Have you noticed that you can buy a number of FPGA development boards these days for under $100?  That’s pretty compelling, isn’t it?  You can save at least 90% compared with all those “overpriced” boards with the expansion slots, daughter-cards, and expensive connectors.  The question is – are you a professional, or just a tourist cruising down the street to the neighbors’ BBQ?

Most of us doing FPGA design work are doing it for serious reasons.  Usually, it is part of our job.  We spent years in engineering school, perhaps decades building professional knowledge and experience, and now we’re applying all of that in our FPGA project.  Our time and our expertise are valuable assets, and someone is willing to pay us a premium for them.  Often, that premium might amount to several times the price of a cheap development board per hour.  Why, then, are we so easily confused by offers that might save us half the price of lunch on one of our primary professional tools?

If we skip past this line of thinking, however, and decide that we are willing to buy the development board we actually need (instead of the one that we can take home with our pocket change), how do we choose the one that will let us get the most from our most precious resource – our own time?

First, ignore the price.  Don’t buy a board because it’s cheap, and don’t assume it’s good just because it’s expensive.  Consider the price of development boards to be a random function of variables you don’t understand.  You’ll be close to correct.  Unlike many products, development boards are not priced based on profitability or normal market dynamics.  Most boards are sold at or near their manufacturing cost (or even below it) in order to “win the socket” for a semiconductor company, a distributor, an IP vendor, or an EDA tool supplier.  The amount you pay for the board will have something to do with how badly those entities want to win your primary business, but it doesn’t pay to over-think that too much.

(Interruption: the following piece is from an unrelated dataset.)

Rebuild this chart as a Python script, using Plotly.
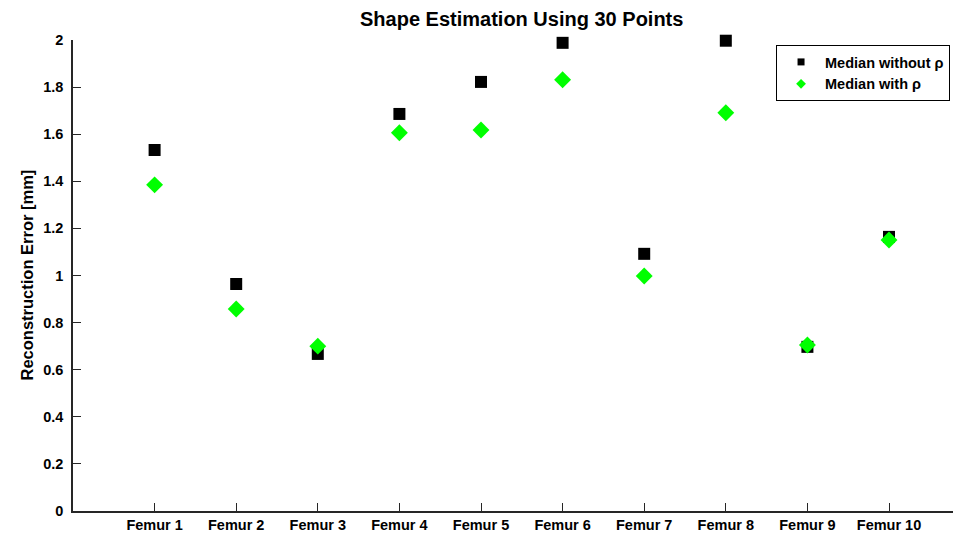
import plotly.graph_objects as go

categories = ["Femur 1", "Femur 2", "Femur 3", "Femur 4", "Femur 5",
              "Femur 6", "Femur 7", "Femur 8", "Femur 9", "Femur 10"]
median_without = [1.533, 0.964, 0.667, 1.686, 1.822, 1.988, 1.092, 1.997, 0.697, 1.164]
median_with = [1.385, 0.858, 0.700, 1.606, 1.618, 1.831, 0.998, 1.691, 0.705, 1.151]
y_ticks = [0, 0.2, 0.4, 0.6, 0.8, 1, 1.2, 1.4, 1.6, 1.8, 2]
series_names = ["Median without ρ", "Median with ρ"]

positions = list(range(1, len(categories) + 1))
FONT = "Liberation Sans, Arial, Helvetica, sans-serif"
BLACK = "black"
GREEN = "#00ff00"

fig = go.Figure()
fig.add_trace(go.Scatter(
    x=positions, y=median_without, mode="markers", name=series_names[0],
    showlegend=False, legendgroup="a", cliponaxis=False,
    marker=dict(symbol="square", size=12, color=BLACK, line=dict(width=0)),
))
fig.add_trace(go.Scatter(
    x=positions, y=median_with, mode="markers", name=series_names[1],
    showlegend=False, legendgroup="b", cliponaxis=False,
    marker=dict(symbol="diamond", size=13, color=GREEN, line=dict(width=0)),
))
# legend entries (smaller legend symbols, as in the reference)
fig.add_trace(go.Scatter(
    x=[None], y=[None], mode="markers", name=series_names[0], legendgroup="a",
    marker=dict(symbol="square", size=7, color=BLACK, line=dict(width=0)),
))
fig.add_trace(go.Scatter(
    x=[None], y=[None], mode="markers", name=series_names[1], legendgroup="b",
    marker=dict(symbol="diamond", size=7.5, color=GREEN, line=dict(width=0)),
))

# page has an 8px body margin: figure placed at (8, 8)
fig.update_layout(
    width=953, height=525,
    margin=dict(l=65, r=1, t=32, b=22, autoexpand=False),
    paper_bgcolor="white", plot_bgcolor="white",
    font=dict(family=FONT, size=14.5, color="black", weight="bold"),
    showlegend=True,
    legend=dict(x=0.7926, y=0.9894, xanchor="left", yanchor="top",
                bordercolor="black", borderwidth=1, bgcolor="white",
                font=dict(family=FONT, size=14.5, color="black", weight="bold"),
                itemwidth=38, tracegroupgap=0),
    xaxis=dict(range=[0, 10.87], tickmode="array", tickvals=positions, ticktext=categories,
               ticks="inside", ticklen=8, tickwidth=1, tickcolor="#262626",
               showline=True, linecolor="#262626", linewidth=1.5,
               showgrid=False, zeroline=False, fixedrange=True, automargin=False,
               tickfont=dict(family=FONT, size=14.5, color="black", weight="bold")),
    yaxis=dict(range=[0, 2], tickmode="array", tickvals=y_ticks,
               ticktext=[("%g" % v) for v in y_ticks],
               ticks="inside", ticklen=8, tickwidth=1, tickcolor="#262626",
               showline=True, linecolor="#262626", linewidth=1.5,
               showgrid=False, zeroline=False, fixedrange=True, automargin=False,
               ticklabelstandoff=5,
               tickfont=dict(family=FONT, size=14.5, color="black", weight="bold")),
)
fig.add_annotation(x=5.5, y=1, xref="x", yref="paper", yanchor="middle", yshift=21,
                   text="Shape Estimation Using 30 Points", showarrow=False,
                   font=dict(family=FONT, size=20, color="black", weight="bold"))
fig.add_annotation(x=0, y=0.5, xref="paper", yref="paper", xanchor="center", yanchor="middle",
                   xshift=-47, textangle=-90,
                   text="Reconstruction Error [mm]", showarrow=False,
                   font=dict(family=FONT, size=16.5, color="black", weight="bold"))

fig.write_html("out.html")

Second, think beyond your current project.  This is not because you can’t afford to buy a new type of board for each new project.  It’s because, like everything else in the engineering process, development boards have a learning curve.  If you have a versatile development and prototyping system that you’ve used before, your ramp-up time on a new project will be much shorter than if you’re having to learn the idiosyncrasies of a new and different dev board at the beginning of each new project. Find a development board that is flexible enough to stand a reasonable chance of weathering several projects in a row and you’ll save yourself a lot of time and your project a lot of money.

Third, think beyond your own job function.  Often, the development board functions as a prototyping platform as well.  If you’re doing just the hardware part of an embedded system, for example, you’ll need to provide your embedded software developers with a platform that lets them test their work on real hardware.  Usually, the development board is the easiest and earliest vehicle that provides that capability.  If you have a dev board that requires duct tape, bailing wire, and sacrificing small animals to keep it working reliably, the chances of handing it over to a software engineer and having it work effectively are slim.

Fourth, if the board is centered around an FPGA, be sure it has a much beefier one than you actually need for your project.  You can always fit your design into a smaller device or package for production, but chances are – you’ll need more gates, more I/O, and more of some other random commodity to finish your design than you think right now.  If you double your estimates and buy a device to those specs – you’re more likely to be safe.

Fifth, if real estate is about location, location, and location, development boards are about connectors, connectors, and connectors.  Your project will probably consist of something more than just an FPGA.  You’ll need displays, keyboards, USB, Ethernet, and most likely some proprietary piece that you haven’t even designed yet.  Think carefully about the connectivity of your development board – not just for the connections your design needs in production, but for all those things you might need to temporarily connect to facilitate verification and debug.  Also, development board connectors are not the place to save money.  You can spend incredible amounts of time and energy chasing down an elusive bug only to find that one of your dev board connectors is flaky.  In production, your device may be able to get by with BOM-lowering connectors in places that are seldom swapped, but the life of a dev board is much more demanding.  Invest in the good stuff.

Finally, look at form-factor.  If you’re designing a portable device and you need your prototype to be somewhat portable as well, think about how well your chosen platform would fare on the road.  If you work in a messy, noisy, or hostile environment, look at how well your dev board armors itself and choose appropriately.  If you value aesthetics, by all means, get the cool-looking one.  You’ll work happier.

One last thing to consider is that some development platforms live a double life as early production units in low-volume applications.  In these cases, consider carefully whether the early-production module is actually viable as a development platform, and don’t hesitate to buy a separate development board if the compromise is large.  It might look at first like a production module could meet your development needs, but digging deeper often reveals the truth – that the control and visibility required for productive development and debug are somewhat incongruous with the demands of a field-worthy production unit.

As engineers, we often forget that our most valuable resource is our time and expertise.  Investing whatever is required to maximize the utilization of those resources is not only good business sense, it will contribute to our overall happiness and fulfillment in our job.  In the long run, that might be worth the most.